As per another legend, Brihaspati, the Guru of planetary deities had a disagreement with Indra, the king of celestial deities. On account of the confrontation, Brihaspati discontinued his advocacy to Indra. At a later point, Indra realized his mistakes and patched up with his Guru. To expiate himself from the sins created, he started on a pilgrimage and reached the place to find a Linga. He constructed a temple in the place and golden lotuses started appearing in the nearby temple tank. The day was Chitra Pournami.

A third legend states that Indra prayed to Shiva to have a child, but as per the divine wish, his wife Indrani was not supposed have any progeny. Shiva directed Kamadhenu, the holy cow to give birth to a child. Shiva later entrusted the child to Indra and Indrani, who later brought him up as Chitragupta.

==Architecture and history==
The temple has a three-tiered rajagopuram, the gateway tower. The central shrine has the image of Chitragupta in seated posture. He is sported with a ezhuthaani (pen) in his right hand and scripts in his left hand.

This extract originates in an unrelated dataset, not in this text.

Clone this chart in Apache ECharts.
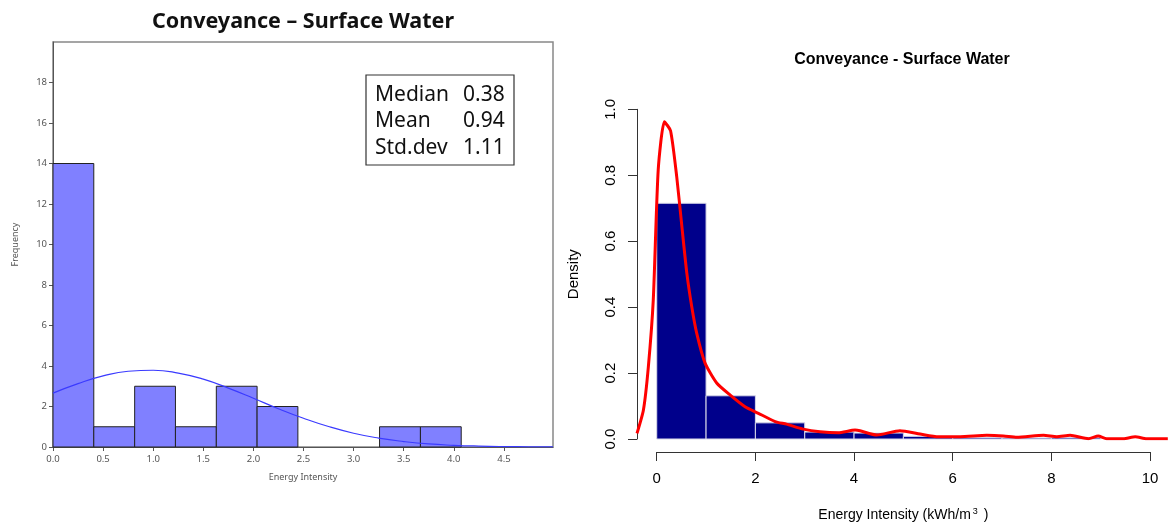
<!doctype html>
<html>
<head>
<meta charset="utf-8">
<script src="https://cdn.jsdelivr.net/npm/echarts@6/dist/echarts.min.js"></script>
<style>
* { margin: 0px; padding: 0px; }
#chart { width: 1168px; height: 524px; background: #fff; }
</style>
</head>
<body>
<div id="chart"></div>
<script>
// left panel: frequency histogram (bin start, bin end, count)
var leftBinStart = [0, 0.407, 0.815, 1.222, 1.630, 2.037, 2.444, 2.852, 3.259, 3.667];
var leftBinEnd   = [0.407, 0.815, 1.222, 1.630, 2.037, 2.444, 2.852, 3.259, 3.667, 4.074];
var leftCounts   = [14, 1, 3, 1, 3, 2, 0, 0, 1, 1];
// fitted normal curve
var normX = [0, 0.25, 0.5, 0.75, 1.0, 1.25, 1.5, 1.75, 2.0, 2.25, 2.5, 2.75, 3.0, 3.25, 3.5, 3.75, 4.0, 4.25, 4.5, 4.75, 4.99];
var normY = [2.66, 3.13, 3.51, 3.74, 3.79, 3.65, 3.35, 2.91, 2.41, 1.89, 1.42, 1.01, 0.68, 0.44, 0.27, 0.15, 0.085, 0.045, 0.022, 0.011, 0.005];
var leftXTicks = [0, 0.5, 1, 1.5, 2, 2.5, 3, 3.5, 4, 4.5];
var leftYTicks = [0, 2, 4, 6, 8, 10, 12, 14, 16, 18];
var statNames  = ['Median', 'Mean', 'Std.dev'];
var statValues = ['0.38', '0.94', '1.11'];

// right panel: density histogram
var rightBinStart = [0, 1, 2, 3, 4, 5, 6, 7, 8];
var rightBinEnd   = [1, 2, 3, 4, 5, 6, 7, 8, 9];
var rightDensity  = [0.715, 0.131, 0.049, 0.021, 0.018, 0.008, 0.004, 0.003, 0.004];
// kernel density curve
var kdeX = [-0.4, -0.27, -0.17, -0.07, 0.03, 0.155, 0.28, 0.405, 0.51, 0.61, 0.71, 0.81, 0.98, 1.22, 1.49, 1.79, 2.06, 2.40, 2.63, 2.97, 3.31, 3.68, 4.02, 4.12, 4.46, 4.93, 5.34, 5.71, 6.15, 6.69, 7.03, 7.30, 7.84, 8.11, 8.38, 8.75, 8.95, 9.12, 9.46, 9.70, 9.93, 10.36];
var kdeY = [0.017, 0.088, 0.219, 0.422, 0.816, 0.962, 0.935, 0.796, 0.644, 0.503, 0.401, 0.321, 0.230, 0.169, 0.133, 0.098, 0.078, 0.053, 0.045, 0.030, 0.022, 0.019, 0.027, 0.025, 0.012, 0.025, 0.015, 0.007, 0.007, 0.011, 0.009, 0.005, 0.011, 0.007, 0.011, 0.001, 0.009, 0.001, 0.001, 0.007, 0.001, 0.001];

function zip3(a, b, c) {
	var out = [];
	for (var i = 0; i < a.length; i++) out.push([a[i], b[i], c[i]]);
	return out;
}
function zip2(a, b) {
	var out = [];
	for (var i = 0; i < a.length; i++) out.push([a[i], b[i]]);
	return out;
}
function histRender(style) {
	return function (params, api) {
		if (!api.value(2)) return null;
		var p0 = api.coord([api.value(0), api.value(2)]);
		var p1 = api.coord([api.value(1), 0]);
		return {
			type: 'rect',
			shape: { x: p0[0], y: p0[1], width: p1[0] - p0[0], height: p1[1] - p0[1] },
			style: style
		};
	};
}

var leftFont = '"Noto Sans", "Open Sans", sans-serif';
var rFont = '"Liberation Sans", Arial, sans-serif';

var graphics = [
	{ type: 'text', x: 303, y: 22, style: { text: 'Conveyance \u2013 Surface Water', font: 'bold 21.5px ' + leftFont, fill: '#111', align: 'center', verticalAlign: 'middle' } },
	{ type: 'text', x: 902, y: 60, style: { text: 'Conveyance - Surface Water', font: 'bold 16px ' + rFont, fill: '#000', align: 'center', verticalAlign: 'middle' } },
	{ type: 'rect', shape: { x: 366, y: 75, width: 148, height: 90 }, style: { fill: 'none', stroke: '#333', lineWidth: 1.2 }, z: 10 }
];
// stats box text
for (var i = 0; i < statNames.length; i++) {
	graphics.push({ type: 'text', x: 375, y: 95 + i * 26.5, z: 11,
		style: { text: statNames[i], font: '21px ' + leftFont, fill: '#111', verticalAlign: 'middle' } });
	graphics.push({ type: 'text', x: 463, y: 95 + i * 26.5, z: 11,
		style: { text: statValues[i], font: '21px ' + leftFont, fill: '#111', verticalAlign: 'middle' } });
}

var myChart = echarts.init(document.getElementById('chart'));
var option = {
	animation: false,
	graphic: graphics,
	grid: [
		{ left: 53, right: 615, top: 42, bottom: 77, show: true, borderColor: '#888', borderWidth: 1.5 },
		{ left: 637, right: 0, top: 109.3, bottom: 85 },
		{ left: 656.7, right: 18, top: 300, bottom: 72 }
	],
	xAxis: [
		{
			gridIndex: 0, type: 'value', min: 0, max: 4.99,
			name: 'Energy Intensity', nameLocation: 'middle', nameGap: 26,
			nameTextStyle: { fontSize: 9, color: '#555', fontFamily: leftFont },
			axisLine: { lineStyle: { color: '#555' } },
			axisTick: { length: 4, customValues: leftXTicks, lineStyle: { color: '#555' } },
			axisLabel: { customValues: leftXTicks, fontSize: 9.5, color: '#555', margin: 7, fontFamily: leftFont,
				formatter: function (v) { return v.toFixed(1); } },
			splitLine: { show: false }
		},
		{
			gridIndex: 1, type: 'value', min: -0.4, max: 10.364, show: false
		},
		{
			gridIndex: 2, type: 'value', min: 0, max: 10, interval: 2,
			name: '{a|Energy Intensity (kWh/m}{s|3}{a| )}', nameLocation: 'middle', nameGap: 55,
			nameTextStyle: { rich: {
				a: { fontSize: 14, color: '#000', fontFamily: rFont },
				s: { fontSize: 9, color: '#000', fontFamily: rFont, verticalAlign: 'top', padding: [0, 2, 8, 2] }
			} },
			axisLine: { lineStyle: { color: '#333' } },
			axisTick: { length: 9, lineStyle: { color: '#333' } },
			axisLabel: { fontSize: 15, color: '#000', margin: 19, fontFamily: rFont },
			splitLine: { show: false }
		}
	],
	yAxis: [
		{
			gridIndex: 0, type: 'value', min: 0, max: 20,
			name: 'Frequency', nameLocation: 'middle', nameGap: 33,
			nameTextStyle: { fontSize: 9, color: '#555', fontFamily: leftFont },
			axisLine: { show: true, onZero: false, lineStyle: { color: '#555' } },
			axisTick: { show: true, length: 4, customValues: leftYTicks, lineStyle: { color: '#555' } },
			axisLabel: { customValues: leftYTicks, fontSize: 9.5, color: '#555', margin: 6, fontFamily: leftFont },
			splitLine: { show: false }
		},
		{
			gridIndex: 1, type: 'value', min: 0, max: 1, interval: 0.2,
			name: 'Density', nameLocation: 'middle', nameGap: 56,
			nameTextStyle: { fontSize: 15, color: '#000', fontFamily: rFont },
			axisLine: { show: true, onZero: false, lineStyle: { color: '#333' } },
			axisTick: { show: true, length: 9, lineStyle: { color: '#333' } },
			axisLabel: { rotate: 90, fontSize: 15, color: '#000', margin: 19, fontFamily: rFont,
				formatter: function (v) { return v.toFixed(1); } },
			splitLine: { show: false }
		},
		{ gridIndex: 2, type: 'value', show: false }
	],
	series: [
		{
			type: 'custom', xAxisIndex: 0, yAxisIndex: 0,
			renderItem: histRender({ fill: '#8080ff', stroke: '#222', lineWidth: 1 }),
			encode: { x: [0, 1], y: 2 },
			data: zip3(leftBinStart, leftBinEnd, leftCounts)
		},
		{
			type: 'line', xAxisIndex: 0, yAxisIndex: 0, smooth: true, showSymbol: false,
			lineStyle: { color: '#3a3aff', width: 1.2 },
			data: zip2(normX, normY)
		},
		{
			type: 'custom', xAxisIndex: 1, yAxisIndex: 1,
			renderItem: histRender({ fill: '#00008b', stroke: '#d8d8e8', lineWidth: 1 }),
			encode: { x: [0, 1], y: 2 },
			data: zip3(rightBinStart, rightBinEnd, rightDensity)
		},
		{
			type: 'line', xAxisIndex: 1, yAxisIndex: 1, smooth: 0.2, showSymbol: false,
			lineStyle: { color: '#ff0000', width: 3 },
			data: zip2(kdeX, kdeY)
		}
	]
};
myChart.setOption(option);
</script>
</body>
</html>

Archaeologist have confirmed based on the inscriptions that the temple was built during the 9th century CE by the Medieval Cholas. The temple has various maintenance activities during the subsequent period. During the repair works carried out during 1911, two historical metal idols of Chitragupta and his consort Karnikambal were found. These images are housed in the central sanctum. During modern times, a consecration was performed during 1918 and 1994. The temple has been administered by a group of hereditary trustees.

==Religious importance==
Chitragupta, as per Hinduism is the accountant of Yama, the death god, who keeps track of good and bad deeds of human beings to decide their residence in heaven or hell. The temple is just one of its kind that has a separate temple for Chitragupta. Every new moon, there are special worship practices followed in the temple. The major festival celebrated in the temple in Chitra Pournami during April. Chitragupta is considered the Adidevata for Ketu, the ninth planet of Hindu astrology. He is the patron and central deity of the Kayastha community, who are known as the descendant of Shri Chitragupt, but is also worshipped by both Shaivites and Vaishnavites. Women devotees observe fast or consume food without salt during the day to seek blessings of Chitragupta. During old times, traditional village accountants worship god seeking divine blessings for their profession.